Theoretical study of hydrogen impact on concentration of intrinsic point defects during Czochralski Si crystal growth

Abstract

Control of intrinsic point defects (vacancy V and interstitial Si I) at the atomic level is required for Si substrates to satisfy the performance demands of the latest semiconductor devices. Sugimura et al. (2014) recently reported that doping hydrogen (H) atoms during Czochralski Si crystal growth affects the point defect behavior in two ways: (i) Si crystal becomes more V rich and (ii) the formation of dislocation clusters is suppressed. The finding of (ii) suggests that H-doping is a promising technique for the mass production of Si substrates used for power devices, among other applications. However, the effect of H-doping on point defect behavior during Si crystal growth is not yet fully understood. The purpose of the present study is to clarify the finding of (i). We performed first principles calculation of the formation energy and formation (vibration) entropy of V and I in the area influenced by the H atom in supercells composed of 64 and 216 Si atoms and then obtained the concentration of point defects incorporated at the melt/solid interface on the basis of the results.
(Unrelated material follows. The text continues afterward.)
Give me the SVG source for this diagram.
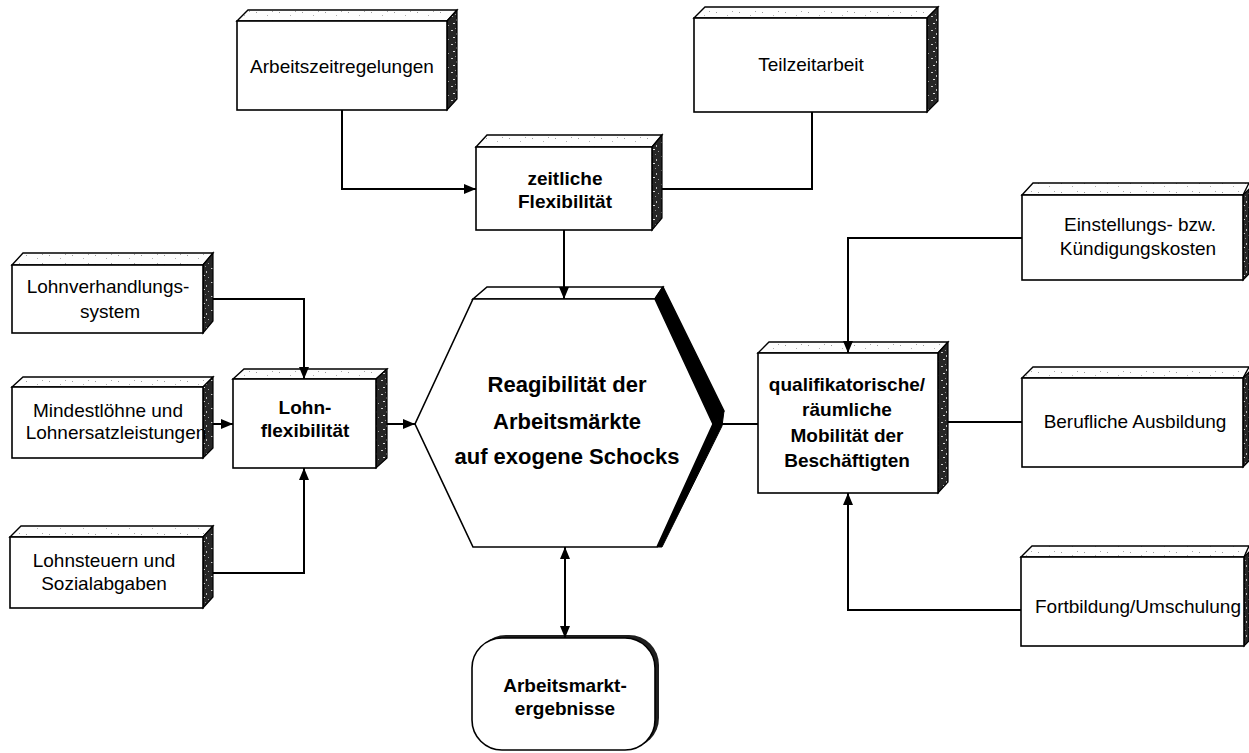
<svg xmlns="http://www.w3.org/2000/svg" width="1249" height="753" viewBox="0 0 1249 753">
<defs>
<pattern id="side" width="10" height="14" patternUnits="userSpaceOnUse">
<rect width="10" height="14" fill="#262626"/>
<rect x="1" y="2" width="2" height="1" fill="#cfcfcf"/>
<rect x="6" y="5" width="1" height="2" fill="#bdbdbd"/>
<rect x="3" y="9" width="2" height="1" fill="#e0e0e0"/>
<rect x="8" y="11" width="1" height="1" fill="#a0a0a0"/>
<rect x="5" y="0" width="1" height="1" fill="#909090"/>
</pattern>
<pattern id="top" width="23" height="9" patternUnits="userSpaceOnUse">
<rect width="23" height="9" fill="#fdfdfd"/>
<rect x="3" y="3" width="1" height="1" fill="#9a9a9a"/>
<rect x="14" y="6" width="1" height="1" fill="#b0b0b0"/>
<rect x="19" y="2" width="1" height="1" fill="#a5a5a5"/>
</pattern>
<marker id="ah" viewBox="0 0 12 10" refX="12" refY="5" markerWidth="12" markerHeight="10" markerUnits="userSpaceOnUse" orient="auto-start-reverse">
<path d="M0,0 L12,5 L0,10 Z" fill="#000"/>
</marker>
</defs>
<style>
.front{fill:#fff;stroke:#000;stroke-width:1.6}
.topf{fill:url(#top);stroke:#000;stroke-width:1.4}
.sidef{fill:url(#side);stroke:#000;stroke-width:1.2}
.t{font-family:"Liberation Sans",Arial,sans-serif;font-size:19px;text-anchor:middle;fill:#000}
.b{font-family:"Liberation Sans",Arial,sans-serif;font-size:19px;font-weight:bold;text-anchor:middle;fill:#000}
.h{font-family:"Liberation Sans",Arial,sans-serif;font-size:22px;font-weight:bold;text-anchor:middle;fill:#000}
.c{fill:none;stroke:#000;stroke-width:2}
</style>
<rect width="1249" height="753" fill="#fff"/>

<g id="arbeitszeitregelungen">
<polygon class="topf" points="237,21 248,10 457,10 447,21"/>
<polygon class="sidef" points="447,21 457,10 457,99 447,110"/>
<rect class="front" x="237" y="21" width="210" height="89"/>
<text class="t" x="342" y="73">Arbeitszeitregelungen</text>
</g>

<g id="teilzeitarbeit">
<polygon class="topf" points="694,18 705,7 938,7 927,18"/>
<polygon class="sidef" points="927,18 938,7 938,101 927,112"/>
<rect class="front" x="694" y="18" width="233" height="94"/>
<text class="t" x="811" y="71">Teilzeitarbeit</text>
</g>

<g id="zeitliche">
<polygon class="topf" points="476,147 487,135 662,135 652,147"/>
<polygon class="sidef" points="652,147 662,135 662,218 652,230"/>
<rect class="front" x="476" y="147" width="176" height="83"/>
<text class="b" x="565" y="185">zeitliche</text>
<text class="b" x="565" y="208">Flexibilität</text>
</g>

<g id="einstellungs">
<polygon class="topf" points="1022,195 1033,183 1249,183 1243,195"/>
<polygon class="sidef" points="1243,195 1249,189 1249,274 1243,280"/>
<rect class="front" x="1022" y="195" width="221" height="85"/>
<text class="t" x="1140" y="231">Einstellungs- bzw.</text>
<text class="t" x="1138" y="255">Kündigungskosten</text>
</g>

<g id="qualifikatorische">
<polygon class="topf" points="758,353 769,342 948,342 938,353"/>
<polygon class="sidef" points="938,353 948,342 948,482 938,493"/>
<rect class="front" x="758" y="353" width="180" height="140"/>
<text class="b" x="847" y="391">qualifikatorische/</text>
<text class="b" x="847" y="416">räumliche</text>
<text class="b" x="847" y="442">Mobilität der</text>
<text class="b" x="847" y="467">Beschäftigten</text>
</g>

<g id="berufliche">
<polygon class="topf" points="1022,378 1033,367 1249,367 1243,378"/>
<polygon class="sidef" points="1243,378 1249,372 1249,461 1243,467"/>
<rect class="front" x="1022" y="378" width="221" height="89"/>
<text class="t" x="1135" y="428">Berufliche Ausbildung</text>
</g>

<g id="fortbildung">
<polygon class="topf" points="1021,557 1032,546 1249,546 1244,557"/>
<polygon class="sidef" points="1244,557 1249,552 1249,641 1244,646"/>
<rect class="front" x="1021" y="557" width="223" height="89"/>
<text class="t" x="1138" y="613">Fortbildung/Umschulung</text>
</g>

<g id="lohnverhandlung">
<polygon class="topf" points="12,265 23,253 213,253 203,265"/>
<polygon class="sidef" points="203,265 213,253 213,321 203,333"/>
<rect class="front" x="12" y="265" width="191" height="68"/>
<text class="t" x="108" y="293">Lohnverhandlungs-</text>
<text class="t" x="110" y="318">system</text>
</g>

<g id="mindestloehne">
<polygon class="topf" points="12,387 23,377 213,377 203,387"/>
<polygon class="sidef" points="203,387 213,377 213,448 203,458"/>
<rect class="front" x="12" y="387" width="191" height="71"/>
<text class="t" x="108" y="417">Mindestlöhne und</text>
<text class="t" x="116" y="439">Lohnersatzleistungen</text>
</g>

<g id="lohnsteuern">
<polygon class="topf" points="10,537 21,526 213,526 203,537"/>
<polygon class="sidef" points="203,537 213,526 213,597 203,608"/>
<rect class="front" x="10" y="537" width="193" height="71"/>
<text class="t" x="104" y="567">Lohnsteuern und</text>
<text class="t" x="104" y="590">Sozialabgaben</text>
</g>

<g id="lohnflexibilitaet">
<polygon class="topf" points="233,379 244,369 387,369 376,379"/>
<polygon class="sidef" points="376,379 387,369 387,458 376,468"/>
<rect class="front" x="233" y="379" width="143" height="89"/>
<text class="b" x="305" y="414">Lohn-</text>
<text class="b" x="305" y="437">flexibilität</text>
</g>

<g id="reagibilitaet">
<polygon points="473,299 487,287 663,287 655,299" fill="#fff" stroke="#000" stroke-width="1.6"/>
<polygon points="655,299 663,287 724,411 713,424" fill="#000" stroke="#000" stroke-width="1.4"/>
<polygon points="713,424 724,411 722,426 662,547 657,547" fill="#000" stroke="#000" stroke-width="1"/>
<polygon points="473,299 655,299 713,424 657,547 473,547 415,424" fill="#fff" stroke="#000" stroke-width="1.6"/>
<text class="h" x="567" y="392">Reagibilität der</text>
<text class="h" x="567" y="429">Arbeitsmärkte</text>
<text class="h" x="567" y="464">auf exogene Schocks</text>
</g>

<g id="arbeitsmarktergebnisse">
<rect x="476" y="635" width="183" height="113" rx="30" ry="30" fill="#1e1e1e"/>
<rect x="472" y="638" width="183" height="112" rx="30" ry="30" fill="#fff" stroke="#000" stroke-width="1.6"/>
<text class="b" x="565" y="692">Arbeitsmarkt-</text>
<text class="b" x="565" y="715">ergebnisse</text>
</g>

<g id="connectors">
<path class="c" d="M342,110 V189 H476" marker-end="url(#ah)"/>
<path class="c" d="M812,112 V189 H662"/>
<path class="c" d="M564,230 V299" marker-end="url(#ah)"/>
<path class="c" d="M213,299 H304 V379" marker-end="url(#ah)"/>
<path class="c" d="M213,424 H233" marker-end="url(#ah)"/>
<path class="c" d="M213,573 H304 V468" marker-end="url(#ah)"/>
<path class="c" d="M387,424 H415" marker-end="url(#ah)"/>
<path class="c" d="M716,424 H758"/>
<path class="c" d="M1022,238 H848 V353" marker-end="url(#ah)"/>
<path class="c" d="M1022,422 H948"/>
<path class="c" d="M1021,610 H848 V493" marker-end="url(#ah)"/>
<path class="c" d="M565,547 V638" marker-start="url(#ah)" marker-end="url(#ah)"/>
</g>
</svg>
Our main findings are as follows. (1) There are three structures of hydrogen-vacancy complex (H-V) where the V formation energy remarkably decreases and four structures of hydrogen-interstitial Si complex (H-I) where the I formation energy remarkably decreases. (2) The H impact on V concentration is larger than that on I concentration and becomes apparent when H concentration is higher than 1015/cm3. (3) The experimental finding of H impact on the concentration of intrinsic point defects is explained quantitatively.